The future of the left since 1884

Values, vision and vehicle

To reconnect with the British people and rediscover our governing purpose, Labour needs to do three things: understand afresh the values of our politics; articulate a new vision that tells the story of our policy; and upgrade the Labour Party...


To reconnect with the British people and rediscover our governing purpose, Labour needs to do three things: understand afresh the values of our politics; articulate a new vision that tells the story of our policy; and upgrade the Labour Party vehicle itself.

Turning first to values, under Ed Miliband’s leadership it is becoming clear that the party can embrace three distinct sets of values which, in another time, might have led to irreconcilable conflict: left liberalism, economic egalitarianism, and communitarianism (all of which I write about in my contribution to The Shape of Things to Come).

First, Labour can and must remain the party of social and political liberalism: tolerant, open-minded, comfortable with difference, impatient when institutions fail to be representative or in tune with modern Britain, champions of political reform, and instinctively internationalist.
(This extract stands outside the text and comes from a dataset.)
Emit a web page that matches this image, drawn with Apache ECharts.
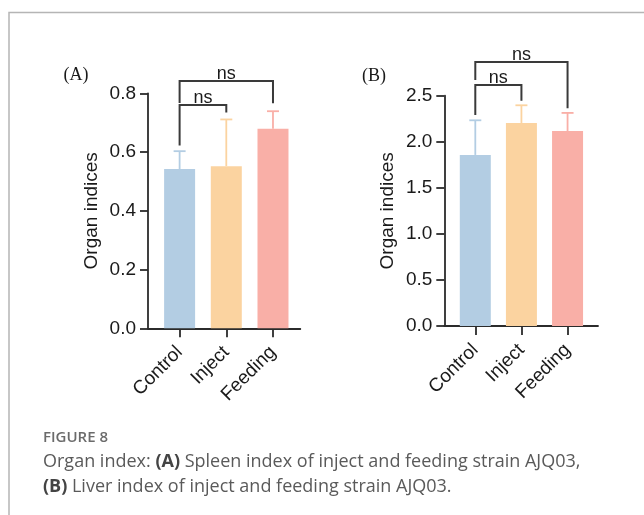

Second, there is the party’s historic prioritisation of the fight against inequality, best articulated in the 1950s by Anthony Crosland. Today Labour has an unprecedented opportunity created by the combination of economic stagnation, and the public’s revulsion with the consequences of neo-liberalism. The party can push for radical economic restructuring built around the interests of low and middle income families, not just growth for growth’s sake.

Third, there is the politics of community, responsibility and identity; ideas rooted in the semi-dormant Labour traditions of mutualism, cooperation, self-help and guild socialism. At the Fabian Summer conference Jon Cruddas argued that Labour people need to own and continually use words like duty, hope, solidarity, community and country. Part of his challenge as Labour’s policy cooridator will be to authentically integrate this ‘Blue Labour’ strand of our values, alongside our liberalism and egalitarianism. His project will fail if there is a ‘zero-sum’ trade-off between our three clusters of values.

The challenge next is to translate our values into a vision for a different Britain that strikes a chord with the public and sets the political weather. To put it simply, we need a winning story so that Labour defines the national conversation, as it did in 1945, 1964 and 1997 (and as the coalition briefly did, when it came to office, on the necessity of austerity).  So far Ed Miliband has developed some big political themes – like responsible capitalism and the squeezed middle – but he hasn’t yet told the story of how his Britain will look and feel different in a way that gets people talking amongst themselves.  On Saturday Cruddas also announced that ‘Rebuilding Britain’ will form the plotline for that story, in order to encompass both economic and ethical national renewal.  Now we need plain-speaking language to bring the story to life.

To win Labour must not simply aim to seem less incompetent than the incumbents. It must frame the election as a momentous choice, built on competing visions forBritain. At the conference speakers from all wings of the party spoke of their hope that the terrible economic times might enable Labour to sow the seeds for a ‘1945 election’, where the party is able to lead and shape the national conversation while also offering a decisive change in direction.

Values and vision will not be sufficient, however, if the vehicle for our politics, the Labour Party itself, fails to change. Saturday’s conference revealed near-universal support for organisational and cultural transformation. We need a party that is united but not fearful of disagreement; open, listening and welcoming to the outside world; reflective of Britain at large, in terms of class, gender and breadth of professional expertise; democratic and transparent in the way it conducts its business; that nurtures networks of activism and entrusts local leaders; a party of conversations not just campaign slogans.

It is clear that Labour’s new leadership believes passionately in this transformation. But there is a huge journey to travel. Inertia, institutional resistance, competing priorities and the beleaguered starting-point from which so many parts of the party begin are all roadblocks to rapid turn-around. To achieve anything by 2015 and to win-round sceptics who have ‘heard it all before’ some big symbolic reforms are needed in the next twelve months.